» **Listed records**:
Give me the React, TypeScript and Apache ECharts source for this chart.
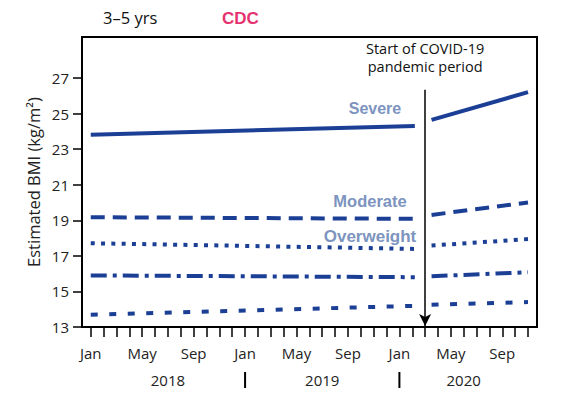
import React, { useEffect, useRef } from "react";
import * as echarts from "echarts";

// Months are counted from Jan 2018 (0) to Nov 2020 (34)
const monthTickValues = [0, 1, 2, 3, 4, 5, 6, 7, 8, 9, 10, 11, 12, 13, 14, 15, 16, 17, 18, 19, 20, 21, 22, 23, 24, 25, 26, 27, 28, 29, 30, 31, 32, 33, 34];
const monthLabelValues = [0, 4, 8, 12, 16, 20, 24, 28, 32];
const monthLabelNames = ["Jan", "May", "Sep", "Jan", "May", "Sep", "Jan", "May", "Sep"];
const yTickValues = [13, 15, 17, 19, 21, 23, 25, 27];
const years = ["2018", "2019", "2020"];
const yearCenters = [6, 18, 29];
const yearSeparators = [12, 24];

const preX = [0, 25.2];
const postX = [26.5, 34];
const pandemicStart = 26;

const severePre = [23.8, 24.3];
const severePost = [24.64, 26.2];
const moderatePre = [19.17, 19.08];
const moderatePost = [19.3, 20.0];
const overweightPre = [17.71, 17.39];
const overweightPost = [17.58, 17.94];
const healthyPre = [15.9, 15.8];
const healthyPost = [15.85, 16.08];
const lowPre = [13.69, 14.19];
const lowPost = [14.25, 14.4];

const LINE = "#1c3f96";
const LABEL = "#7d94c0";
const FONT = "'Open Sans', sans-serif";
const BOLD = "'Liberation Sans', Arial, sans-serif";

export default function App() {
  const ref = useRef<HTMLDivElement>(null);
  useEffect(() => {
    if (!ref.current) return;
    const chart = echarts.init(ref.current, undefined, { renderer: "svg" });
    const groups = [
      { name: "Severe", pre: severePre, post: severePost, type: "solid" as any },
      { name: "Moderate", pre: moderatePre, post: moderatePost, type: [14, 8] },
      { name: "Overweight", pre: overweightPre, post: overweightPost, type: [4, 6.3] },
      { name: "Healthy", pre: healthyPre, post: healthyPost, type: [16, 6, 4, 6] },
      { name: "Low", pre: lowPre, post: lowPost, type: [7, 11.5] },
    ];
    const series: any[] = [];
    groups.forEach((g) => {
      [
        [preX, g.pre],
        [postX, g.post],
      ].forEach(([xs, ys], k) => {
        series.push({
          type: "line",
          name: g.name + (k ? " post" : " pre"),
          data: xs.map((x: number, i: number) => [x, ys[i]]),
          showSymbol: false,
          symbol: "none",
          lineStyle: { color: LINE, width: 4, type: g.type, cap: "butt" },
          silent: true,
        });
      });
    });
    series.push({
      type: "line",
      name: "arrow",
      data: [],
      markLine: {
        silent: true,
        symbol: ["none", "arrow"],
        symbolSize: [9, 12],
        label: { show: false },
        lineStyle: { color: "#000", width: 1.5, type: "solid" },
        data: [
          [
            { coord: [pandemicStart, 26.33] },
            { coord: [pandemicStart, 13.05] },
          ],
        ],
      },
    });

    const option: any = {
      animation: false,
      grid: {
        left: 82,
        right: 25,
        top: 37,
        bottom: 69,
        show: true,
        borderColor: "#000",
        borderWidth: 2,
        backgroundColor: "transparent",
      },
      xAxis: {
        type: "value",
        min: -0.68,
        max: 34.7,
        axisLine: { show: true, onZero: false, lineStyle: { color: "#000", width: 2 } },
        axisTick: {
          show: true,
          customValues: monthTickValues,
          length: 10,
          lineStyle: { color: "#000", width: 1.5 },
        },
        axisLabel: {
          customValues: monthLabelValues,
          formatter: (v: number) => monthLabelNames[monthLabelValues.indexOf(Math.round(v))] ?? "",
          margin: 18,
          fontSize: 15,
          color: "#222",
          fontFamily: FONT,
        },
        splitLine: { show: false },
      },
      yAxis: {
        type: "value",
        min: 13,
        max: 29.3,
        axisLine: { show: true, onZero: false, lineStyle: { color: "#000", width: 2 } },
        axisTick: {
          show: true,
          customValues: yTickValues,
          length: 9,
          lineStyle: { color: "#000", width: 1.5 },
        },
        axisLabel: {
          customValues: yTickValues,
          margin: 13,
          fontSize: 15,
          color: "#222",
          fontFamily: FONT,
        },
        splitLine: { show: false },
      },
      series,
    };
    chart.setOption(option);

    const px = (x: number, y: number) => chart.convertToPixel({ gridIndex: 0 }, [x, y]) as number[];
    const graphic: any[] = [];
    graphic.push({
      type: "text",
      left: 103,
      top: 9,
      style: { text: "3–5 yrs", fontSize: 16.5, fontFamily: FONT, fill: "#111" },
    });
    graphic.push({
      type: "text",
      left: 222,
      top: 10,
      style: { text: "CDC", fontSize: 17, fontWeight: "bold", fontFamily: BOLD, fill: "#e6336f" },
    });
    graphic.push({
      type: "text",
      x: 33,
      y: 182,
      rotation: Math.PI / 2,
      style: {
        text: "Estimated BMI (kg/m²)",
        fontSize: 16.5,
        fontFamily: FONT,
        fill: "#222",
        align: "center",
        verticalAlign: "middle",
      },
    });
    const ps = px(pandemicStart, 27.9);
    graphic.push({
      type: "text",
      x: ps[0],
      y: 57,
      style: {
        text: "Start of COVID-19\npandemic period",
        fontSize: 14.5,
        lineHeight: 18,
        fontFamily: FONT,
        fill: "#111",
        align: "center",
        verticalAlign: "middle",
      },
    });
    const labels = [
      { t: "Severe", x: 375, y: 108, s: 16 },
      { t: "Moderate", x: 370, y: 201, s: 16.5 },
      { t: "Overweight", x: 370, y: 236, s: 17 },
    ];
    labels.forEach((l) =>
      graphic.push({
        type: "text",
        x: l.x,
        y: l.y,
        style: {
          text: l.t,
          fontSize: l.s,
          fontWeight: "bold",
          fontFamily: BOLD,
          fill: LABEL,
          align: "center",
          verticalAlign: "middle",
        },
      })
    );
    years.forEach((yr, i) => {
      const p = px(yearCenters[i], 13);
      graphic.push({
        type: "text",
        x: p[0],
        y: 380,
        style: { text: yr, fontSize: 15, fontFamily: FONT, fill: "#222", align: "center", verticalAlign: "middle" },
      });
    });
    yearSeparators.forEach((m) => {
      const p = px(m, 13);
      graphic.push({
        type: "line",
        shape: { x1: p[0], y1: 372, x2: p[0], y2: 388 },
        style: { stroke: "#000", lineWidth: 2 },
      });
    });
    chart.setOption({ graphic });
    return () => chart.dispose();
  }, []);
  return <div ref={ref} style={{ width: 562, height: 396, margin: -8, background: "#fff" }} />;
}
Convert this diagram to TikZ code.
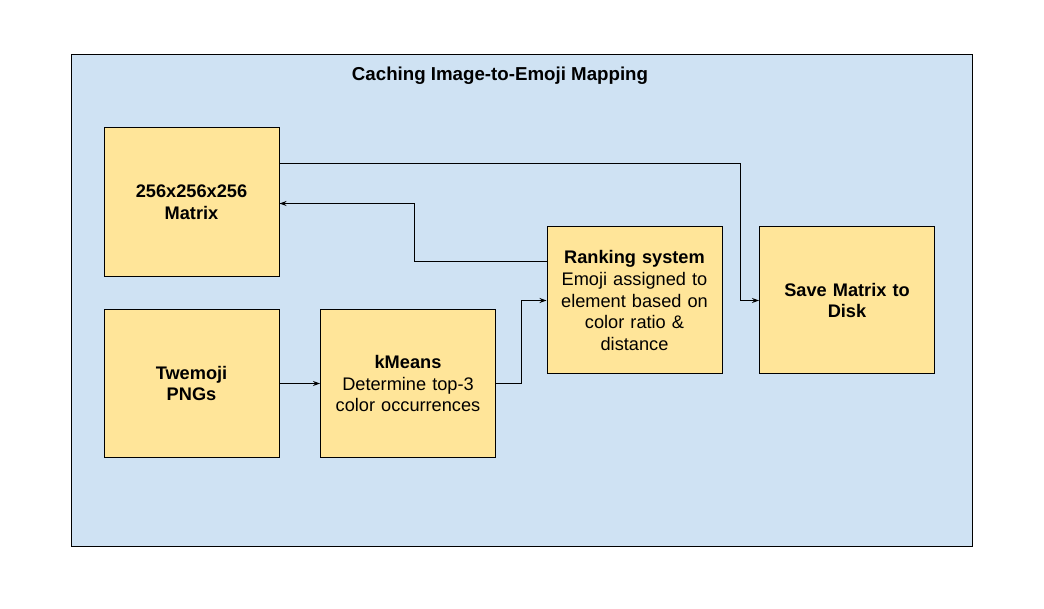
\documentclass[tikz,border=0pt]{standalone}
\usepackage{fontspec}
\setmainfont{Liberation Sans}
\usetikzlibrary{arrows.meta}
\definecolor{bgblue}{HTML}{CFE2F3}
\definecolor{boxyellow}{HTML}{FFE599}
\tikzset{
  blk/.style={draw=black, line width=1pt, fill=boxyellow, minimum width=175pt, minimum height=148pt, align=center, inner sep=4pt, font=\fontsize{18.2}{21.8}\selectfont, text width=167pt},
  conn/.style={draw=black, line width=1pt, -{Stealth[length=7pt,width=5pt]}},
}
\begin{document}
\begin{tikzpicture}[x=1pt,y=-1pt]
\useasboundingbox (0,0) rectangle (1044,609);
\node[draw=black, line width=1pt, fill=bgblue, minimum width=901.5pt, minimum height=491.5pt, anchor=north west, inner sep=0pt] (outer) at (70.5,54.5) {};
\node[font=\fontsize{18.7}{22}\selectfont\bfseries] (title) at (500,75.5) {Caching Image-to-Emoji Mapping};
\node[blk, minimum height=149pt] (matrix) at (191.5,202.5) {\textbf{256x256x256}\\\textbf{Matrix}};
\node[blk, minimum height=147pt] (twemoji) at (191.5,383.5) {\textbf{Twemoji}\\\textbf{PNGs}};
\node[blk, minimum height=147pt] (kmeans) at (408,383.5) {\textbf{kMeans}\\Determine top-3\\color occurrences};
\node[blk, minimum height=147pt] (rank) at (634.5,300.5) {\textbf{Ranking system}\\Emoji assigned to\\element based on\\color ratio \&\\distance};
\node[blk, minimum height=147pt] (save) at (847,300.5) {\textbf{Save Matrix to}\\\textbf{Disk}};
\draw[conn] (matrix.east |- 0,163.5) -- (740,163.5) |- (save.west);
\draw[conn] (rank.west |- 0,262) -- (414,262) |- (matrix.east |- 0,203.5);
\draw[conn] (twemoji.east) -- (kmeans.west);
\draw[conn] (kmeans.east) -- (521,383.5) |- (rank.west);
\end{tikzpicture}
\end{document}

» **Task to complete**:
Begin at the top of the records above and retype each line exactly until the line containing "import * as", which is included. Skip all pictures.

» **Exercise result**:
Give me the React, TypeScript and Apache ECharts source for this chart.
import React, { useEffect, useRef } from "react";
import * as echarts from "echarts";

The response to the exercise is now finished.